There are several options, depending on just how prepared an organization wants to be. Typically the goal is to find an antenna that is simple, long lasting and economical.

Some of the questions are:

  1. What is a good all purpose antenna for installation at a site such as an EOC or fire station?
  2. Should it be a dual band or single band antenna?
  3. Who should do the installation?
  4. Is height a good thing or a bad thing?

By far, the most popular antenna for a permanent emergency installation, is the Sinclair 210-C. This is a very durable single loop VHF antenna which covers 138 to 174 Mhz. There are other antennas in this family, the 210-C2 and 210-C4 are popular for commercial and repeater use. The wide bandwidth capability, makes the antenna very appealing, because it can be used for commercial and amateur frequencies.

Dual band antennas are great for installations where operating two radios on different nets is a requirement. In Ottawa, there are several Diamond 200A dual band and 3200A tri-band base antennas which have been installed for over 10 years and they are still working well. Some people have reported problems with dual band antennas failing early in there life, due to the design and the affects of wind loading.

When it comes to installation of the antennas there are three choices:

  1. Have the installation done by professionals. This will cost more money for the agency paying for the antenna, but it resolves the issues of liability. In many cases, the group paying for the radio already has a commercial radio shop who does work on their existing antennas. The problem with commercial companies, is that they don't always do a good job and corrective action is often required later.
  2. Have the installation done by professionals, but ensure that your radio group has someone knowledgeable involved to oversee the installation. This helps to point out problems during the installation when then can be corrected more easily.
  3. Have the local radio group install the antenna. Based on past history and relationships, this may be an acceptable solution. Beware that there are liability issues, during the installation (what if you put a hole in the roof) and once the antenna is installed (what is lightning starts a fire).

Antenna location is an important issue. Having the highest antenna may not be a great idea, unless you have a radio with great intermod rejection capability. The purpose of the antenna will help decide how high it needs to be. Local repeater use may succeed well, with a simple antenna at roof level.

Simple and Cheap Pocket Quarter Wave Antenna

The following link shows a simple quarter wave antenna made using an inverted SO239 chassis connector. This is a common antenna shown in many antenna books. The antenna can be used for 146, 225 or 445 MHz.

Use #12 electrical wire for the radials and the vertical portion. This wire can be purchased by the metre (foot) at hardware stores as 2/12 house wire, you will need 2M ( 4 to 6 feet). Remove the outer insulation so you have a white wire, black wire and the ground.
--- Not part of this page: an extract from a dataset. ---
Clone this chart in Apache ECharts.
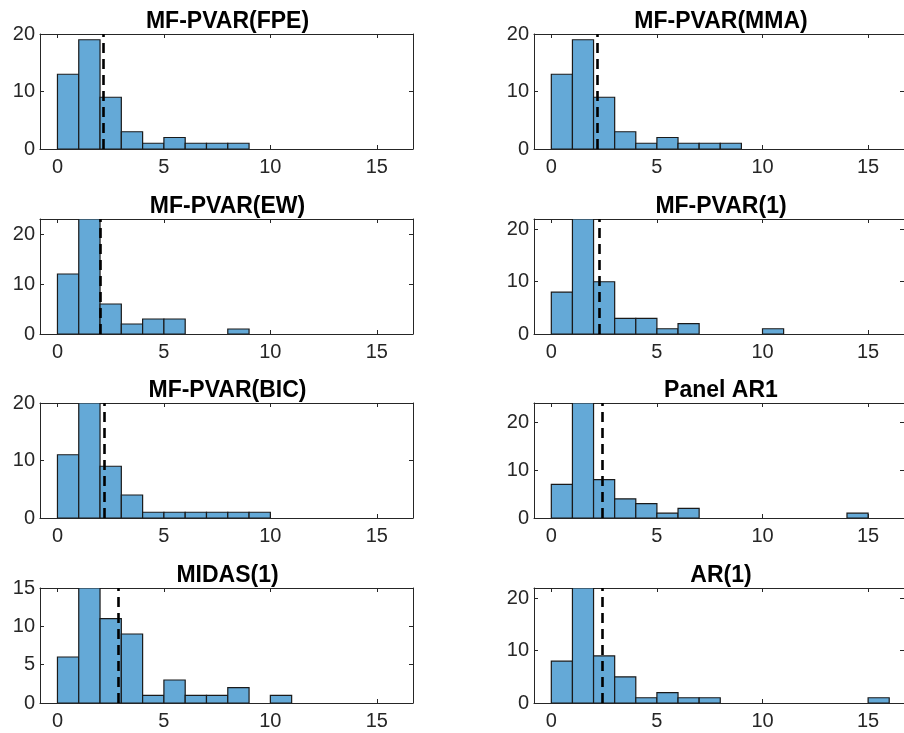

Build the antenna as shown, cutting it for the 146 Mhz lengths. You can make the antenna with three wires for radials and 1 for the vertical, or you can use all 4 holes in the SO239 connector and make 4 radials if you want.

Use a round form such as a piece of pipe about 3/4 to 1" diameter and roll up each of the wires, starting at the outer end of each wire, rolling it into the centre. When you are done, the antenna looks like a bunch of coils attached to the connector. While you need big pockets to store this in, it doesn't take up much space and is ready to be straightened out in an emergency. Keep the 225 and 445 lengths with the antenna, so you can always cut it in the field if required for a different band.

For mounting the antenna, use a short length of 3/4 PVC (white) plumbing pipe. If you cut a 10 cm (4 to 6") slot in the end of the pipe, a PL259 will slide in and the cable will exit through the slot. Just attach the cable to the antenna, slide the PL259 into the pipe and then attach the pipe to something.

You can enhance this antenna with a simple extension mast, coloured wire etc.